Confirmation of high Chinese growth lifts European markets
The Chinese economy has posted a thumping 7.8 per cent annual growth for the third quarter of 2013. That's in-line with consensus forecasts, and an acceleration from the 7.5 per cent growth posted last quarter.
Unless the fourth quarter sees a ghastly GDP number, China will hit the government's target of 7.5 per cent growth this year. We're still expecting 2013 to see China's lowest growth number for 15 years.
Asian markets have risen on confirmation of strong third quarter growth, with the yuan hitting 20 years highs in Shanghai and Asian shares hitting five month highs. That buoyancy is now also lifting European stocks.
City A.M. spoke to Professor Leslie Young of the Cheung Kong Graduate School of Business on the figures, and the country's future.
JP Morgan now see growth higher in 2014, at 7.4 per cent (from 7.3 per cent). That's still a decrease on their expectations of 7.6 per cent growth this year. What are the main drivers of this slowdown?

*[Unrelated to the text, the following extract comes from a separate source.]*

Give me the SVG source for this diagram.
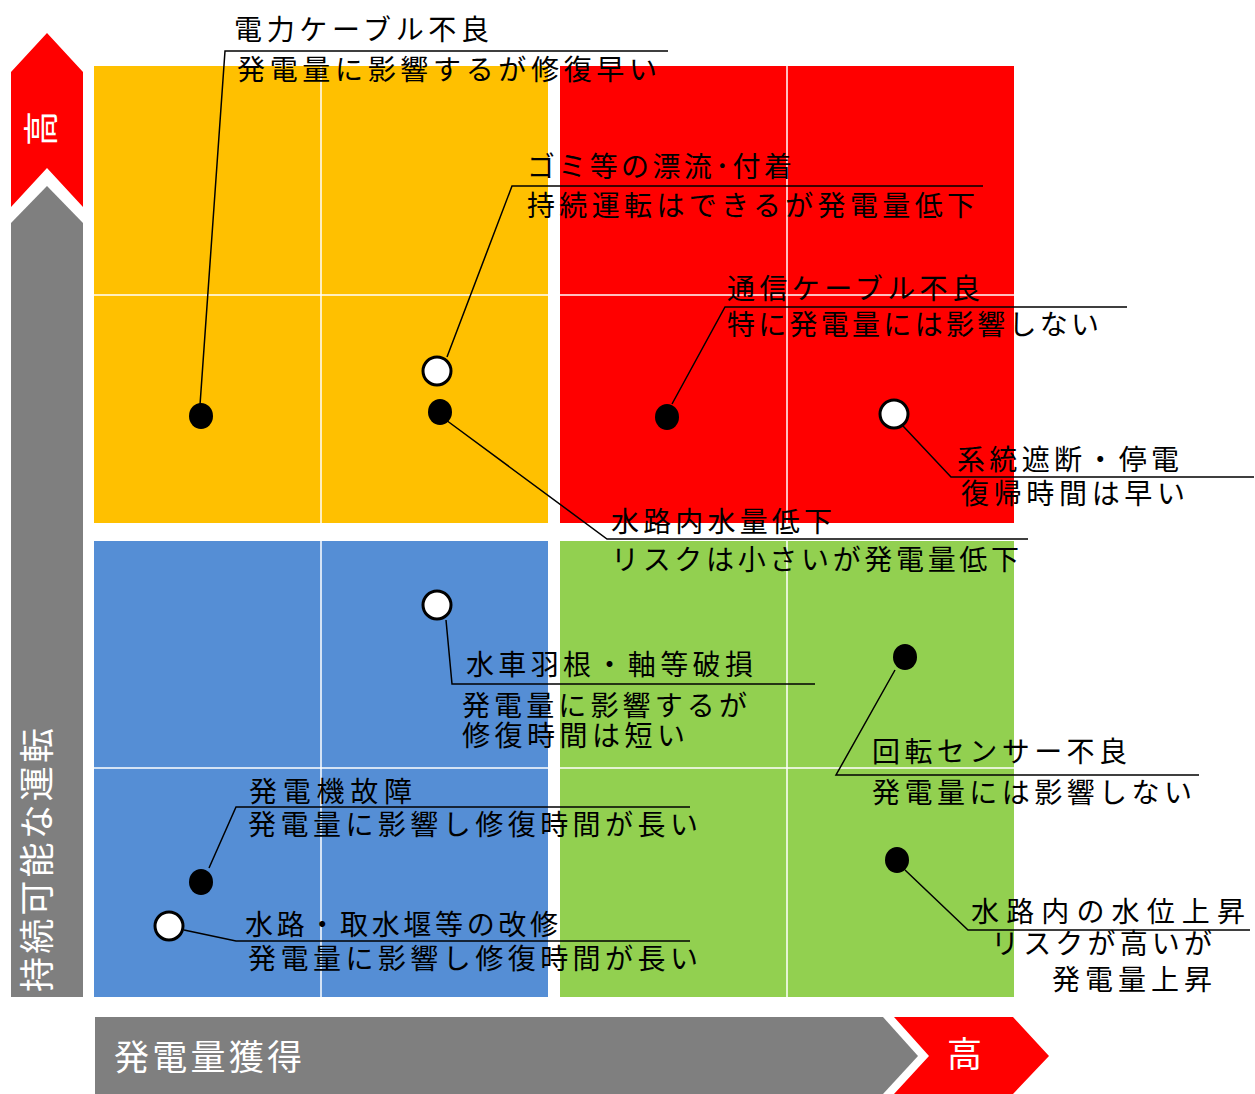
<svg xmlns="http://www.w3.org/2000/svg" width="1255" height="1094" viewBox="0 0 1255 1094">
<style>
.lbl{font-family:"Noto Sans CJK JP","Noto Sans",sans-serif;font-size:28px;fill:#000}
.big{font-family:"Noto Sans CJK JP","Noto Sans",sans-serif;font-size:35px;fill:#fff}
.grid{stroke:#fff;stroke-width:1.5}
.ln{stroke:#000;stroke-width:1.5;fill:none}
.dot{fill:#000}
.ring{fill:#fff;stroke:#000;stroke-width:3}
</style>
<rect width="1255" height="1094" fill="#fff"/>
<g id="quadrant-yellow"><rect x="94" y="66" width="454" height="457" fill="#FFC000"/><line class="grid" x1="321" y1="66" x2="321" y2="523"/><line class="grid" x1="94" y1="295" x2="548" y2="295"/></g>
<g id="quadrant-red"><rect x="560" y="66" width="454" height="457" fill="#FF0000"/><line class="grid" x1="787" y1="66" x2="787" y2="523"/><line class="grid" x1="560" y1="295" x2="1014" y2="295"/></g>
<g id="quadrant-blue"><rect x="94" y="541" width="454" height="456" fill="#558ED5"/><line class="grid" x1="321" y1="541" x2="321" y2="997"/><line class="grid" x1="94" y1="768" x2="548" y2="768"/></g>
<g id="quadrant-green"><rect x="560" y="541" width="454" height="456" fill="#92D050"/><line class="grid" x1="787" y1="541" x2="787" y2="997"/><line class="grid" x1="560" y1="768" x2="1014" y2="768"/></g>
<g id="axis-y"><polygon points="11,72 47,33 83,72 83,207 47,168 11,207" fill="#FF0000"/><polygon points="11,223 47,186 83,223 83,997 11,997" fill="#7F7F7F"/><text class="big" font-size="32" transform="translate(54,146) rotate(-90)">高</text><text class="big" transform="translate(50,992) rotate(-90)" textLength="264" lengthAdjust="spacing">持続可能な運転</text></g>
<g id="axis-x"><polygon points="95,1017 883,1017 918,1056 883,1094 95,1094" fill="#7F7F7F"/><polygon points="894,1017 1013,1017 1049,1056 1013,1094 894,1094 929,1056" fill="#FF0000"/><text class="big" x="114" y="1070" textLength="188" lengthAdjust="spacing">発電量獲得</text><text class="big" font-size="32" x="947" y="1067">高</text></g>
<g id="connectors">
<polyline class="ln" points="668,51 225,51 200,405"/>
<polyline class="ln" points="983,186 512,186 447,357"/>
<polyline class="ln" points="1127,307 725,307 672,404"/>
<polyline class="ln" points="903,426 951,477 1254,477"/>
<polyline class="ln" points="446,420 607,539 1028,539"/>
<polyline class="ln" points="446,620 452,684 815,684"/>
<polyline class="ln" points="895,670 836,775 1199,775"/>
<polyline class="ln" points="209,868 236,807 690,807"/>
<polyline class="ln" points="184,930 236,941 690,941"/>
<polyline class="ln" points="905,870 968,930 1250,930"/>
</g>
<g id="item-power-cable"><ellipse class="dot" cx="201" cy="416" rx="12" ry="13"/><text class="lbl" x="234" y="40" textLength="255" lengthAdjust="spacing">電力ケーブル不良</text><text class="lbl" x="237" y="80" textLength="420" lengthAdjust="spacing">発電量に影響するが修復早い</text></g>
<g id="item-debris"><circle class="ring" cx="437" cy="371" r="14"/><text class="lbl" x="527" y="177" textLength="265" lengthAdjust="spacing">ゴミ等の漂流･付着</text><text class="lbl" x="527" y="216" textLength="448" lengthAdjust="spacing">持続運転はできるが発電量低下</text></g>
<g id="item-comm-cable"><ellipse class="dot" cx="667" cy="417" rx="12" ry="13"/><text class="lbl" x="727" y="299" textLength="253" lengthAdjust="spacing">通信ケーブル不良</text><text class="lbl" x="727" y="335" textLength="372" lengthAdjust="spacing">特に発電量には影響しない</text></g>
<g id="item-grid-outage"><circle class="ring" cx="894" cy="414" r="14"/><text class="lbl" x="957" y="470" textLength="222" lengthAdjust="spacing">系統遮断・停電</text><text class="lbl" x="961" y="504" textLength="224" lengthAdjust="spacing">復帰時間は早い</text></g>
<g id="item-water-low"><ellipse class="dot" cx="440" cy="412" rx="12" ry="13"/><text class="lbl" x="611" y="532" textLength="221" lengthAdjust="spacing">水路内水量低下</text><text class="lbl" x="611" y="570" textLength="408" lengthAdjust="spacing">リスクは小さいが発電量低下</text></g>
<g id="item-wheel"><circle class="ring" cx="437" cy="605" r="14"/><text class="lbl" x="466" y="675" textLength="287" lengthAdjust="spacing">水車羽根・軸等破損</text><text class="lbl" x="462" y="716" textLength="285" lengthAdjust="spacing">発電量に影響するが</text><text class="lbl" x="462" y="746" textLength="223" lengthAdjust="spacing">修復時間は短い</text></g>
<g id="item-sensor"><ellipse class="dot" cx="905" cy="657" rx="12" ry="13"/><text class="lbl" x="872" y="762" textLength="255" lengthAdjust="spacing">回転センサー不良</text><text class="lbl" x="872" y="803" textLength="320" lengthAdjust="spacing">発電量には影響しない</text></g>
<g id="item-generator"><ellipse class="dot" cx="201" cy="882" rx="12" ry="13"/><text class="lbl" x="249" y="802" textLength="163" lengthAdjust="spacing">発電機故障</text><text class="lbl" x="248" y="835" textLength="450" lengthAdjust="spacing">発電量に影響し修復時間が長い</text></g>
<g id="item-waterway"><circle class="ring" cx="169" cy="926" r="14"/><text class="lbl" x="245" y="935" textLength="313" lengthAdjust="spacing">水路・取水堰等の改修</text><text class="lbl" x="248" y="969" textLength="450" lengthAdjust="spacing">発電量に影響し修復時間が長い</text></g>
<g id="item-water-high"><ellipse class="dot" cx="897" cy="860" rx="12" ry="13"/><text class="lbl" x="971" y="922" textLength="274" lengthAdjust="spacing">水路内の水位上昇</text><text class="lbl" x="991" y="954" textLength="221" lengthAdjust="spacing">リスクが高いが</text><text class="lbl" x="1052" y="990" textLength="160" lengthAdjust="spacing">発電量上昇</text></g>
</svg>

The main driver is government policy, the other is slowdown in the world economy. The slowdown is actually being engineered by the Chinese government to avoid over investment and ensure financial stability. On the foreign front we know the story of weaker growth in China's key trading partners.
The Chinese government will be relatively happy with these numbers. But national incomes statistics are falling behind GDP, as China recycles income abroad, contributing to growth not just in China, but also in Africa and Europe.

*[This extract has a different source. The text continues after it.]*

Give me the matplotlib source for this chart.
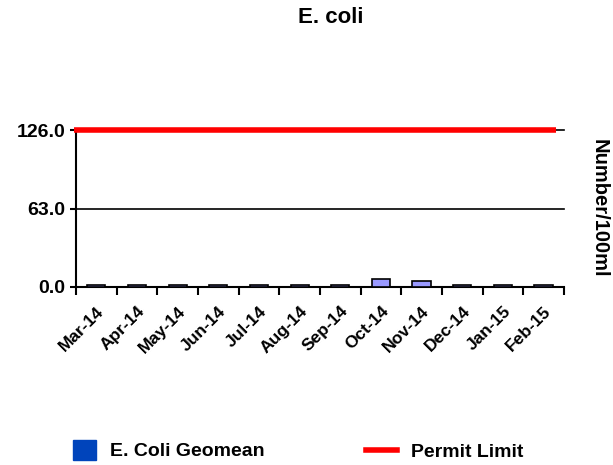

GDP statistics don't capture that a lot of Chinese investment and former Chinese investors from overseas are switching out of China and switching into other developed and developing markets.

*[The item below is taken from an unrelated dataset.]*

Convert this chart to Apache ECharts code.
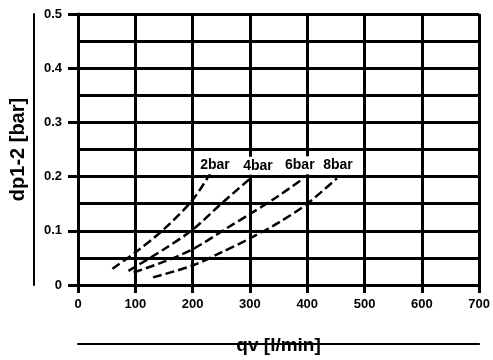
<!DOCTYPE html>
<html>
<head>
<meta charset="utf-8">
<script src="https://cdn.jsdelivr.net/npm/echarts@6/dist/echarts.min.js"></script>
<style>html,body{margin:0;padding:0;background:#fff;}#c{width:493px;height:360px;}</style>
</head>
<body>
<div id="c"></div>
<script>
// Data (flow qv [l/min] vs pressure drop dp1-2 [bar])
var seriesNames = ['2bar', '4bar', '6bar', '8bar'];
var flow2 = [60, 100, 150, 200, 232];
var dp2   = [0.03, 0.06, 0.103, 0.157, 0.208];
var flow4 = [88, 150, 200, 250, 300];
var dp4   = [0.026, 0.066, 0.102, 0.15, 0.196];
var flow6 = [97, 150, 200, 260, 300, 345, 394];
var dp6   = [0.023, 0.043, 0.066, 0.105, 0.131, 0.161, 0.197];
var flow8 = [131, 200, 250, 300, 350, 400, 452];
var dp8   = [0.014, 0.036, 0.06, 0.086, 0.115, 0.15, 0.197];
var xTickLabels = ['0', '100', '200', '300', '400', '500', '600', '700'];
var yTickLabels = ['0', '0.1', '0.2', '0.3', '0.4', '0.5'];

var flows = [flow2, flow4, flow6, flow8];
var dps = [dp2, dp4, dp6, dp8];
// label offsets (styling only)
var labelOffsets = [[4, -7], [8, -13], [-4, -13], [1, -13]];

var FONT = 'Liberation Sans';
var series = seriesNames.map(function (name, s) {
  var xs = flows[s], ys = dps[s];
  var data = xs.map(function (x, i) {
    if (i === xs.length - 1) {
      return {
        value: [x, ys[i]],
        label: {
          show: true, position: 'inside', offset: labelOffsets[s],
          formatter: name, color: '#000', fontFamily: FONT, fontWeight: 'bold',
          fontSize: 14, backgroundColor: '#fff', padding: [2, 3]
        }
      };
    }
    return [x, ys[i]];
  });
  return {
    name: name, type: 'line', data: data, smooth: 0.3,
    symbol: 'circle', symbolSize: 2, showSymbol: true,
    itemStyle: { color: 'rgba(0,0,0,0)', borderWidth: 0 },
    lineStyle: { color: '#000', width: 2.5, type: [9, 4] },
    z: 3, silent: true, animation: false
  };
});
// empty series so that the decorative outer axes are rendered
series.push({ type: 'line', xAxisIndex: 1, yAxisIndex: 1, data: [], silent: true });

var chart = echarts.init(document.getElementById('c'), null, { renderer: 'canvas' });
chart.setOption({
  backgroundColor: '#fff',
  animation: false,
  grid: { left: 78, right: 11, top: 14, bottom: 67 },
  xAxis: [{
    type: 'value', min: 0, max: 700, interval: 100,
    name: 'qv [l/min]', nameLocation: 'middle', nameGap: 51,
    nameTextStyle: { fontFamily: FONT, fontWeight: 'bold', fontSize: 19, color: '#000' },
    axisLine: { show: true, lineStyle: { color: '#000', width: 3 } },
    axisTick: { show: true, length: 8, lineStyle: { color: '#000', width: 3 } },
    axisLabel: {
      margin: 13, color: '#000', fontFamily: FONT, fontWeight: 'bold', fontSize: 13,
      formatter: function (v) { return xTickLabels[Math.round(v / 100)]; }
    },
    splitLine: { show: true, lineStyle: { color: '#000', width: 3 } }
  }, {
    type: 'value', min: 0, max: 700, position: 'bottom', offset: 59,
    axisLine: { show: true, onZero: false, lineStyle: { color: '#000', width: 2 } },
    axisTick: { show: false }, axisLabel: { show: false }, splitLine: { show: false }
  }],
  yAxis: [{
    type: 'value', min: 0, max: 0.5, interval: 0.1,
    name: 'dp1-2 [bar]', nameLocation: 'middle', nameGap: 50, nameRotate: 90,
    nameTextStyle: { fontFamily: FONT, fontWeight: 'bold', fontSize: 20, color: '#000' },
    axisLine: { show: true, lineStyle: { color: '#000', width: 3 } },
    axisTick: { show: true, length: 10, lineStyle: { color: '#000', width: 3 } },
    axisLabel: {
      margin: 16, color: '#000', fontFamily: FONT, fontWeight: 'bold', fontSize: 13,
      formatter: function (v) { return yTickLabels[Math.round(v * 10)]; }
    },
    splitLine: { show: true, lineStyle: { color: '#000', width: 3 } },
    minorTick: { show: false, splitNumber: 2 },
    minorSplitLine: { show: true, lineStyle: { color: '#000', width: 3 } }
  }, {
    type: 'value', min: 0, max: 0.5, position: 'left', offset: 44,
    axisLine: { show: true, onZero: false, lineStyle: { color: '#000', width: 2 } },
    axisTick: { show: false }, axisLabel: { show: false }, splitLine: { show: false }
  }],
  series: series
});
</script>
</body>
</html>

We're seeing China make efforts to establish trading relationships around the world. Where will China look to next for growth?
We've seen a sharp increase in Chinese trade and investment throughout the third world, and in Central Asia. Headlines tend to be grabbed by Chinese investment in UK businesses and real estate.
But elsewhere we're seeing China picking up South American assets relinquished by Spanish owners, and investing in resource projects in Africa. In Central Asia there has been a huge surge in Chinese investment, in obvious areas such as energy pipelines and trade in consumer goods.
This November we expect Chinese leaders to produce new plans for economic policy. What are we likely to see?
I don't actually expect to see any real surprises. It's pretty obvious what needs to be done. China needs greater consumption, a lower level of real investment in real estate, and sharply targeted investment in infrastructure.
And what about renminbi liberalisation – is this something the Chinese authorities will pursue?
Turmoil in the US dollar is going to be concentrated in minds of Chinese policy makers, and they don't want trade to be hostage to be hostage to sharp fluctuations in the dollar. There are good reasons for China to look for direct exchange between renminbi and non-dollar currencies, we know that's happening with sterling.
This ought to be distinguished from the idea that the Chinese yuan will replace the US dollar. That's not going to happen any time soon, and Chinese policy makers won't want it to.
There are plenty of nationalists in Chinese who would like China to replace the US' role, but serious policymakers know that planners are already suffering from information overload. They don't need the whole new package of concerns that renminbi dominance would bring.
Will China also be worried about reliance on the US as a source of demand?
Events of the last week will have moved more Chinese minds to thinking of the US as banana republic, as the country came to the brink of a default. But the only substitute for US demand is the rest of the world, in its entirety. The ironic consequence of those political squabbles is the acceleration of the globalisation of China.
Are the gains from high Chinese growth being experienced by all?
When you walk around China you see many benefitting, often under the radar. In many cities you see very pleasant public facilities. These are in second, third and fourth tier cities, where families are enjoying huge leaps in their quality of life from the farm.
The gains unequal may be unequal, but people are getting richer. For example, the building of a vast high speed railway network has permitted family reunions on a monthly, rather than annual, basis. We're seeing huge improvements in people's lives.
Self-interest will continue to lead policy makers, and falling poverty is necessary to continue growth and for political stability. China will increasingly need to rely on internal demand, which will be achieved by increasing urbanisation and expansion of the many less developed regions.
As a byproduct, this demand will see many Chinese people better off.
What are the positives for the UK from Chinese involvement in providing key services such as energy and finance?
Issues such as the provision of nuclear power stations and banks attract a great deal of attention. The first reaction of many will be that Chinese service providers are likely to be unreliable and corrupt. But this is untrue, and a result of the incentives that Chinese corporate leaders face.
Firstly, builders of nuclear reactors and operators of financial services abroad are the external face of China, and accountable to the state. In contrast with Barclays and JP Morgan being accountable to shareholders, and not the government, those running nuclear reactors and banks from China will be hyper cautious. Execution errors could see them face 40 years of hard labour.
Secondly, cultural differences between Chinese corporate leaders and English regulators will make sure that the two stay at arms reach – preventing the possibility of cosiness or cronyism between the two.